Apologies I think this will be a little long. Not sure where to start. DS1 is 3 and 8 months. He has always been very hard work and I've known since he was born there's something different about him. My friend was shocked when I showed her a video of him as a 4 week old and described him as having electricity running through him as he didn't ever stop moving really fast.
I've recently spoken with a health visitor who has referred him to Paediatrics to do a proper assessment, but she was quite taken aback at how he was. It was a home visit lasting almost two hours and the entire length of her visit he was running around and jumping off sofa, constant humming, shouting and making strange noises. She did a couple of questionnaire things and he was well over the threshold for which they make a referral.
He runs off constantly when we go out. When I pull up anywhere in the car he will start shouting "get me out". Before now has managed to escape car seat and ran across a car park, obviously then installed further safety clips on his car seat. He seems to have no awareness of danger.
Has numerous tantrums a day, some days I count more than 20 by midday. The day always starts off with a tantrum if I am downstairs with DS2 who wakes before him, and DS1 will appear at the stairgate upstairs screaming "get upstairs now!"
He makes noise constantly, and I really do mean constantly. He is always humming or singing Christmas songs or nursery rhymes really really fast, or he makes strange noises, the only way I can describe them is like a Native American Indian call! He does flap his arms and often will hop on one leg.
He often pushes / hits his baby brother, this started when he was born which I understood to be initial jealousy and I always strive to give him one to one time and make a big show of him having something that's just for big boys. He gets very angry with his brother and screams in his face, snatches off him etc. Obviously I don't leave them alone together, but it makes me very on edge. I've tried sticker reward charts without success.
He always wears a woolly hat, will not leave the house without it and screams if I suggest taking it off, it doesn't matter how much I explain it's hot etc. I've had him choose summer hats for me to buy but he will not wear them. It's not a specific hat though, he has three woolly ones but he has to wear one at all times.
Hair cuts / washing / nail cutting are all a huge battle resulting in lots of crying and screaming no matter what approach I've tried. He hates getting any dirt or water on him and will start screaming for a wipe / towel. He is not yet potty trained.
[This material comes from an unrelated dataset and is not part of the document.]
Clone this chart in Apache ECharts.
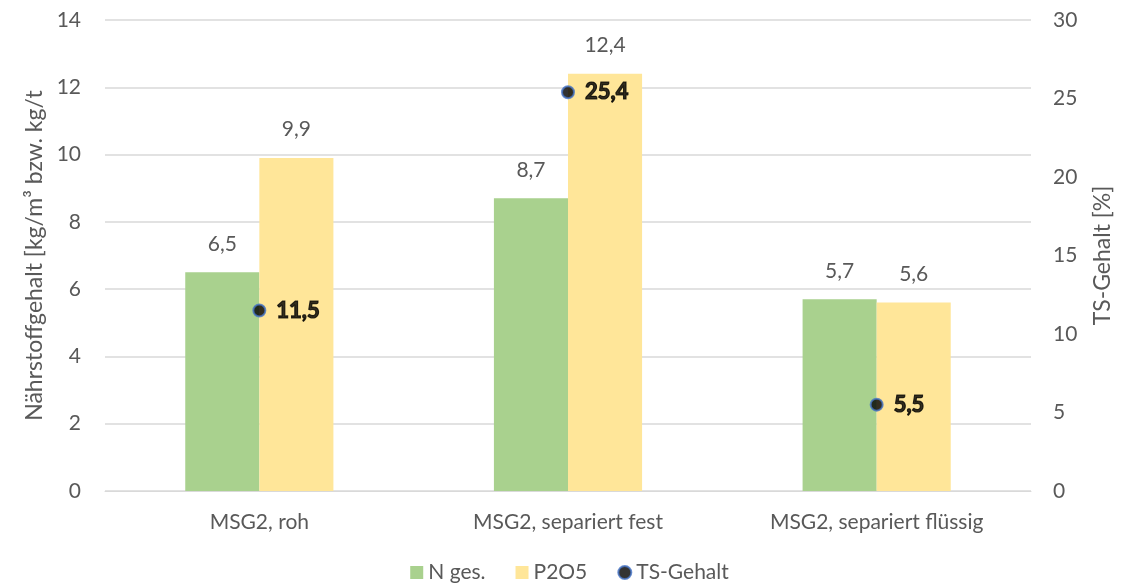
<!DOCTYPE html>
<html>
<head>
<meta charset="utf-8">
<script src="https://cdn.jsdelivr.net/npm/echarts@6/dist/echarts.min.js"></script>
<style>
  html, body { margin: 0; padding: 0; background: #fff; }
  #chart { width: 1139px; height: 588px; }
</style>
</head>
<body>
<div id="chart"></div>
<script>
// Daten
const categories = ['MSG2, roh', 'MSG2, separiert fest', 'MSG2, separiert flüssig']
const nGes = [6.5, 8.7, 5.7]
const p2o5 = [9.9, 12.4, 5.6]
const tsGehalt = [11.5, 25.4, 5.5]

const fontFam = 'Lato, "Open Sans", sans-serif'
const grey = '#595959'
const comma = v => String(v).replace('.', ',')

const chart = echarts.init(document.getElementById('chart'))
chart.setOption({
  animation: false,
  textStyle: { fontFamily: fontFam },
  grid: { left: 105, right: 108, top: 20, bottom: 97 },
  legend: {
    bottom: 0,
    left: 'center',
    itemWidth: 13,
    itemHeight: 13,
    itemGap: 30,
    textStyle: { color: grey, fontSize: 21, fontFamily: fontFam },
    data: [
      { name: 'N ges.', icon: 'rect' },
      { name: 'P2O5', icon: 'rect' },
      { name: 'TS-Gehalt', icon: 'circle', itemStyle: { color: '#000', borderColor: '#4472C4', borderWidth: 2 } }
    ]
  },
  xAxis: {
    type: 'category',
    data: categories,
    axisTick: { show: false },
    axisLine: { lineStyle: { color: '#d9d9d9' } },
    axisLabel: { color: grey, fontSize: 21, margin: 21 }
  },
  yAxis: [
    {
      type: 'value', min: 0, max: 14, interval: 2,
      name: 'Nährstoffgehalt [kg/m³ bzw. kg/t',
      nameLocation: 'middle', nameGap: 56, nameRotate: 90,
      nameTextStyle: { color: grey, fontSize: 23 },
      axisLabel: { color: grey, fontSize: 21, margin: 24 },
      splitLine: { lineStyle: { color: '#d9d9d9', width: 1.5 } }
    },
    {
      type: 'value', min: 0, max: 30, interval: 5,
      name: 'TS-Gehalt [%]',
      nameLocation: 'middle', nameGap: 60, nameRotate: 90,
      nameTextStyle: { color: grey, fontSize: 23 },
      axisLabel: { color: grey, fontSize: 21, margin: 22 },
      splitLine: { show: false }
    }
  ],
  series: [
    {
      name: 'N ges.', type: 'bar', data: nGes,
      barGap: 0, barCategoryGap: '52%',
      itemStyle: { color: '#A9D18E' },
      label: { show: true, position: 'top', distance: 18, color: grey, fontSize: 21, formatter: p => comma(p.value) }
    },
    {
      name: 'P2O5', type: 'bar', data: p2o5,
      itemStyle: { color: '#FFE699' },
      label: { show: true, position: 'top', distance: 18, color: grey, fontSize: 21, formatter: p => comma(p.value) }
    },
    {
      name: 'TS-Gehalt', type: 'scatter', yAxisIndex: 1, data: tsGehalt,
      symbolSize: 12,
      itemStyle: { color: '#000', borderColor: '#4472C4', borderWidth: 2 },
      label: {
        show: true, position: 'right', distance: 10,
        color: '#000', fontSize: 22, fontWeight: 'bold',
        textBorderColor: '#000', textBorderWidth: 1.2,
        formatter: p => comma(p.value)
      },
      z: 5
    }
  ]
})
</script>
</body>
</html>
Getting him to sleep is a nightmare and I dread bedtime from the minute I wake up every single day.
He constantly wants me to entertain him and never plays independently. I do resort to screen time more than I'd like but even that doesn't hold his attention too long. I try setting up activities like painting, baking etc but he runs off after about twenty seconds. I find it easier being out with him so do take him to parks, play groups, soft play, the woods etc as much as I can, as I find it hard being at home.
At play groups he's always the one running around the room at story / song time.
Food has always been a battle. Dinners go untouched and he favours anything beige, but even that he hardly touches. I know fussiness at this age can be normal, but he really doesn't eat any meals. I've tried getting him involved with shopping, prepping / cooking food but it doesn't work.
His speech is great and I have no concerns there.
It goes without saying that I love him to bits, I give him lots of affection and tell him every day I love him, but I am so exhausted looking after him and his 1 year old brother (who never sleeps, but that's a whole other thread!) and never getting any respite. He is due to start nursery in September for 15 hours a week so that will help a bit, I hope. He did do some settling in sessions at another nursery but they went awfully and as we were moving house soon I decided to hang fire.
His dad, my husband of 17 years, left me when baby was 9 weeks old, and rarely sees them and is not allowed unsupervised access due to drug use / issues with his moods / mental health. I don't have anyone for support, my mum is retired and lives round the corner, she will occasionally have him for an hour but not both of the boys which I don't blame her for. She gets very stressed as he jumps everywhere etc and she doesn't want to take him to a park or anything because he runs off and she can't keep up. I just feel so tired and drained,
I'm just wondering if anyone has been in a similar position and has managed to find any coping mechanisms, and light at the end of the tunnel, really.
Thanks for reading and sorry it's so long.